● **Directions**
Restate each line word for word. Leave out every picture.

● **Collected data**
◆ ◆ ◆ ◆ ◆
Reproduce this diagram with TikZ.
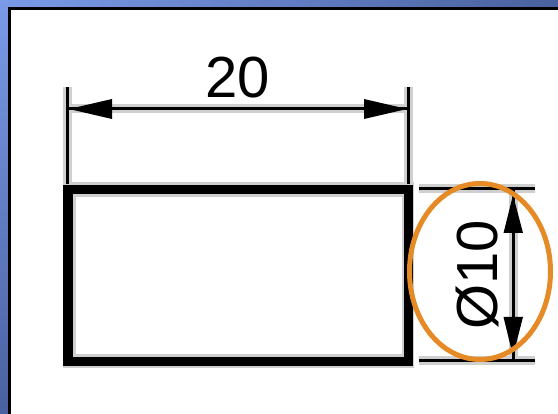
\documentclass[tikz,border=0pt]{standalone}
\usepackage{fontspec}
\setmainfont{Liberation Sans}
\definecolor{halo}{HTML}{CFCFCF}
\definecolor{ringc}{HTML}{E58A24}
\definecolor{bandA}{HTML}{7A9AE8}
\definecolor{bandB}{HTML}{4A619F}
\tikzset{
  x=1pt,y=-1pt,
  haloline/.style={halo,line width=9pt},
  thinline/.style={black,line width=3pt},
  thickbox/.style={black,line width=9.5pt},
  headshape/.style={fill=black,draw=none},
  dimtext/.style={font=\fontsize{58}{58}\selectfont,inner sep=0pt,text=black},
  ring/.style={draw=ringc,line width=5pt}
}
\begin{document}
\begin{tikzpicture}
\useasboundingbox (0,0) rectangle (558,414);
% blue band and white sheet
\shade[left color=bandA,right color=bandB] (0,0) rectangle (558,8);
\shade[top color=bandA,bottom color=bandB] (0,0) rectangle (8,414);
\fill[white] (8,7) rectangle (558,414);
\draw[black,line width=3pt] (9.5,414) -- (9.5,8.5) -- (558,8.5);
% named points
\coordinate (la) at (67.5,87);
\coordinate (lb) at (67.5,184);
\coordinate (ra) at (408,87);
\coordinate (rb) at (408,184);
\coordinate (hl) at (67.5,109);
\coordinate (hr) at (408,109);
\coordinate (ta) at (419,189);
\coordinate (tb) at (535,189);
\coordinate (ba) at (419,361);
\coordinate (bb) at (535,361);
\coordinate (vt) at (513,189);
\coordinate (vb) at (513,361);
% halos
\draw[haloline] (la) -- (lb);
\draw[haloline] (ra) -- (rb);
\draw[haloline] (hl) -- (hr);
\draw[haloline] (ta) -- (tb);
\draw[haloline] (ba) -- (bb);
\draw[haloline] (vt) -- (vb);
\fill[halo] (63,182) rectangle (413.5,368);
\fill[white] (75.5,197) rectangle (401.5,354);
% lines
\draw[thinline] (la) -- (lb);
\draw[thinline] (ra) -- (rb);
\draw[thinline] (hl) -- (hr);
\draw[thinline] (ta) -- (tb);
\draw[thinline] (ba) -- (bb);
\draw[thinline] (vt) -- (vb);
\draw[thickbox] (68,189.5) rectangle (408.5,361.5);
% arrowheads
\fill[headshape] (69,109) -- (112,99) -- (112,119) -- cycle;
\fill[headshape] (407,109) -- (364,99) -- (364,119) -- cycle;
\fill[headshape] (513,195) -- (503.5,233) -- (523,233) -- cycle;
\fill[headshape] (513,356) -- (503.5,317) -- (523,317) -- cycle;
% labels
\node[dimtext] (w) at (238,78) {20};
\node[dimtext,rotate=90] (d) at (477,275) {Ø10};
% highlight
\draw[ring] (480,271.5) ellipse [x radius=70.5,y radius=88];
\end{tikzpicture}
\end{document}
◆ ◆ ◆ ◆ ◆
● **Full answer**
Reproduce this diagram with TikZ.
\documentclass[tikz,border=0pt]{standalone}
\usepackage{fontspec}
\setmainfont{Liberation Sans}
\definecolor{halo}{HTML}{CFCFCF}
\definecolor{ringc}{HTML}{E58A24}
\definecolor{bandA}{HTML}{7A9AE8}
\definecolor{bandB}{HTML}{4A619F}
\tikzset{
  x=1pt,y=-1pt,
  haloline/.style={halo,line width=9pt},
  thinline/.style={black,line width=3pt},
  thickbox/.style={black,line width=9.5pt},
  headshape/.style={fill=black,draw=none},
  dimtext/.style={font=\fontsize{58}{58}\selectfont,inner sep=0pt,text=black},
  ring/.style={draw=ringc,line width=5pt}
}
\begin{document}
\begin{tikzpicture}
\useasboundingbox (0,0) rectangle (558,414);
% blue band and white sheet
\shade[left color=bandA,right color=bandB] (0,0) rectangle (558,8);
\shade[top color=bandA,bottom color=bandB] (0,0) rectangle (8,414);
\fill[white] (8,7) rectangle (558,414);
\draw[black,line width=3pt] (9.5,414) -- (9.5,8.5) -- (558,8.5);
% named points
\coordinate (la) at (67.5,87);
\coordinate (lb) at (67.5,184);
\coordinate (ra) at (408,87);
\coordinate (rb) at (408,184);
\coordinate (hl) at (67.5,109);
\coordinate (hr) at (408,109);
\coordinate (ta) at (419,189);
\coordinate (tb) at (535,189);
\coordinate (ba) at (419,361);
\coordinate (bb) at (535,361);
\coordinate (vt) at (513,189);
\coordinate (vb) at (513,361);
% halos
\draw[haloline] (la) -- (lb);
\draw[haloline] (ra) -- (rb);
\draw[haloline] (hl) -- (hr);
\draw[haloline] (ta) -- (tb);
\draw[haloline] (ba) -- (bb);
\draw[haloline] (vt) -- (vb);
\fill[halo] (63,182) rectangle (413.5,368);
\fill[white] (75.5,197) rectangle (401.5,354);
% lines
\draw[thinline] (la) -- (lb);
\draw[thinline] (ra) -- (rb);
\draw[thinline] (hl) -- (hr);
\draw[thinline] (ta) -- (tb);
\draw[thinline] (ba) -- (bb);
\draw[thinline] (vt) -- (vb);
\draw[thickbox] (68,189.5) rectangle (408.5,361.5);
% arrowheads
\fill[headshape] (69,109) -- (112,99) -- (112,119) -- cycle;
\fill[headshape] (407,109) -- (364,99) -- (364,119) -- cycle;
\fill[headshape] (513,195) -- (503.5,233) -- (523,233) -- cycle;
\fill[headshape] (513,356) -- (503.5,317) -- (523,317) -- cycle;
% labels
\node[dimtext] (w) at (238,78) {20};
\node[dimtext,rotate=90] (d) at (477,275) {Ø10};
% highlight
\draw[ring] (480,271.5) ellipse [x radius=70.5,y radius=88];
\end{tikzpicture}
\end{document}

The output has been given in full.